Ende 1984 ordnete der Bundesminister die vorläufige Dienstenthebung sowie eine 20-prozentige Kürzung der Bezüge an. 

1986 stellte das Bundesdisziplinargericht Herbert Bastian vom Vorwurf der Treuepflichtverletzung frei.
1987 wurde dieses Urteil nach der  Berufung des Bundesdisziplinaranwalts durch das Bundesverwaltungsgericht aufgehoben und die „Entfernung aus dem Dienst“ verfügt. Damit verlor er neben seinem Arbeitsplatz auch seinen Anspruch auf Pension.

Herbert Bastian erhielt  umfängliche solidarische Unterstützung: aus der  Partnerstadt Poitier, aus Holland, aus England und den damaligen sozialistischen Staaten. Darüber hinaus waren besonders wichtig der Rechtschutz durch die Gewerkschaft, die Tätigkeit des Komitees gegen Berufsverbote und die finanzielle Hilfe durch den Heinrich-Heine-Fonds.

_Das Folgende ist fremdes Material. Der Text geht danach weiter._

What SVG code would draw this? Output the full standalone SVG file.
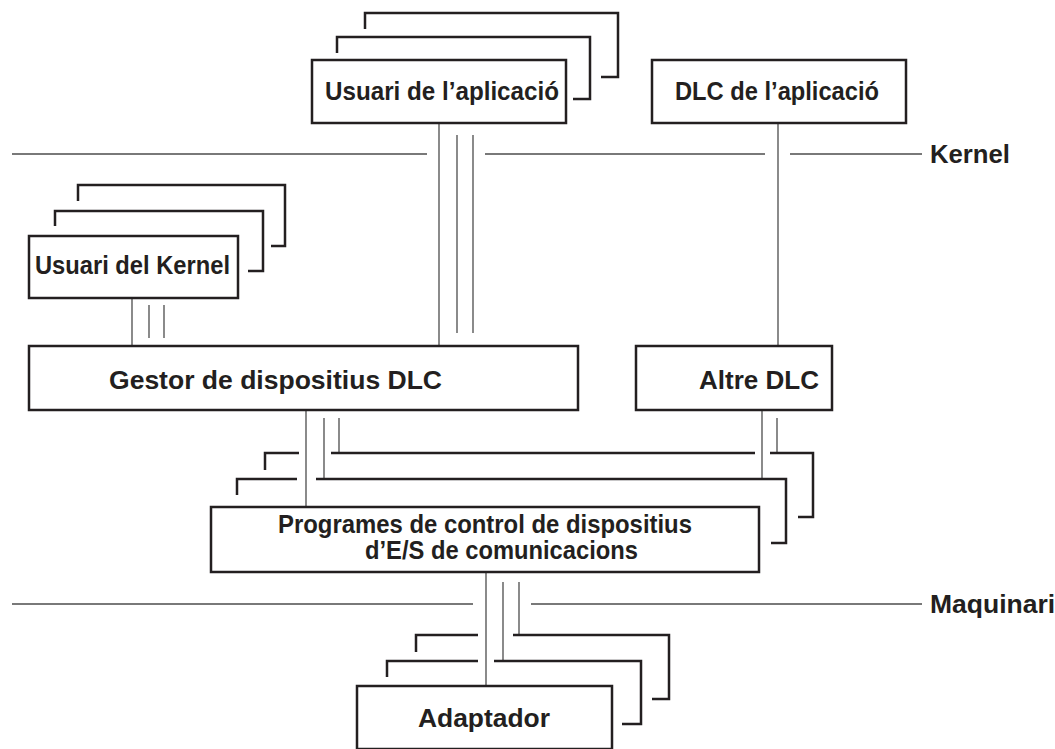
<svg xmlns="http://www.w3.org/2000/svg" width="1055" height="749" viewBox="0 0 1055 749">
<style>
.box{fill:#fff;stroke:#231f20;stroke-width:2.5}
.br{fill:none;stroke:#231f20;stroke-width:2.5}
.ln{fill:none;stroke:#4d4d4d;stroke-width:1.3}
.t{font-family:"Liberation Sans",Arial,sans-serif;font-weight:bold;fill:#231f20;font-size:25px}
.tl{font-size:26.5px}
</style>
<rect width="1055" height="749" fill="#fff"/>
<g id="levels">
<path class="ln" d="M12,154H427M485,154H765M790,154H922"/>
<text class="t tl" x="930" y="163" textLength="80" lengthAdjust="spacingAndGlyphs">Kernel</text>
<path class="ln" d="M12,604H473M531,604H922"/>
<text class="t tl" x="930" y="613">Maquinari</text>
</g>
<g id="connectors">
<path class="ln" d="M439,123V346M457,135V333M473,135V333M778,123V346M132,298V346M149,305V338M164,305V338M306,410V507M324,418V479M339,418V453M762,410V479M777,418V453M486,572V686M503,582V661M519,582V635"/>
</g>
<g id="usuari-aplicacio">
<path class="br" d="M365,29V13H618V77H601"/>
<path class="br" d="M337,53V37H590V99H573"/>
<rect class="box" x="312" y="60" width="254" height="63"/>
<text class="t" x="325" y="100" textLength="234" lengthAdjust="spacingAndGlyphs">Usuari de l’aplicació</text>
</g>
<g id="dlc-aplicacio">
<rect class="box" x="652" y="60" width="254" height="63"/>
<text class="t" x="675" y="100" textLength="204" lengthAdjust="spacingAndGlyphs">DLC de l’aplicació</text>
</g>
<g id="usuari-kernel">
<path class="br" d="M78,201V185H285V246H271"/>
<path class="br" d="M55,226V211H263V271H248"/>
<rect class="box" x="29" y="236" width="209" height="62"/>
<text class="t" x="35" y="274" textLength="195" lengthAdjust="spacingAndGlyphs">Usuari del Kernel</text>
</g>
<g id="gestor">
<rect class="box" x="29" y="346" width="549" height="64"/>
<text class="t tl" x="109" y="389" textLength="333" lengthAdjust="spacingAndGlyphs">Gestor de dispositius DLC</text>
</g>
<g id="altre-dlc">
<rect class="box" x="636" y="346" width="196" height="64"/>
<text class="t tl" x="699" y="389" textLength="120" lengthAdjust="spacingAndGlyphs">Altre DLC</text>
</g>
<g id="programes">
<path class="br" d="M265,470V453H299M331,453H755M770,453H813V517H798"/>
<path class="br" d="M237,495V479H297M316,479H786V543H771"/>
<rect class="box" x="211" y="507" width="548" height="65"/>
<text class="t" x="278" y="533" textLength="414" lengthAdjust="spacingAndGlyphs">Programes de control de dispositius</text>
<text class="t" x="365" y="559" textLength="273" lengthAdjust="spacingAndGlyphs">d’E/S de comunicacions</text>
</g>
<g id="adaptador">
<path class="br" d="M416,652V635H478M513,635H669V699H652"/>
<path class="br" d="M387,677V661H478M494,661H641V724H622"/>
<rect class="box" x="357" y="686" width="255" height="63"/>
<text class="t tl" x="418" y="727" textLength="132" lengthAdjust="spacingAndGlyphs">Adaptador</text>
</g>
</svg>
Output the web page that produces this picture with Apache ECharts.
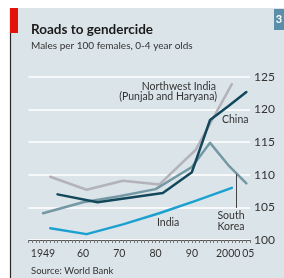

Der heutige Ministerpräsident von Thüringen, Bodo Ramelow, wurde explizit wegen seiner  Solidarität für Herbert Bastian vom Verfassungsschutz überwacht und konnte dies erst vor rund zwei Jahren abwenden.

Auch das  Marburger Stadtparlament, der SPD-Oberbürgermeister und ein ehemaliger CDU-Landtagsgeordneter setzten sich für ihn ein.

Selbst der hessische Landtag sprach sich gegen die Berufsverbote mehrerer hessischer Betroffenen aus. Die  Internationale Arbeitsorganisation (ILO) in Genf rügte nach einer Anhörung Herbert Bastians die Bundesregierung wegen der Praxis der Berufsverbote.

1990 wurde Herbert Bastian nach einem „Gnadenerlass“ des Bundespräsidenten Richard von Weizsäcker wieder in seinen Beruf eingesetzt. Er starb 2001. Nicht zuletzt hatten der ständige Wechseldienst bei der Post und die Belastungen durch das Berufsverbot seine Gesundheit untergraben.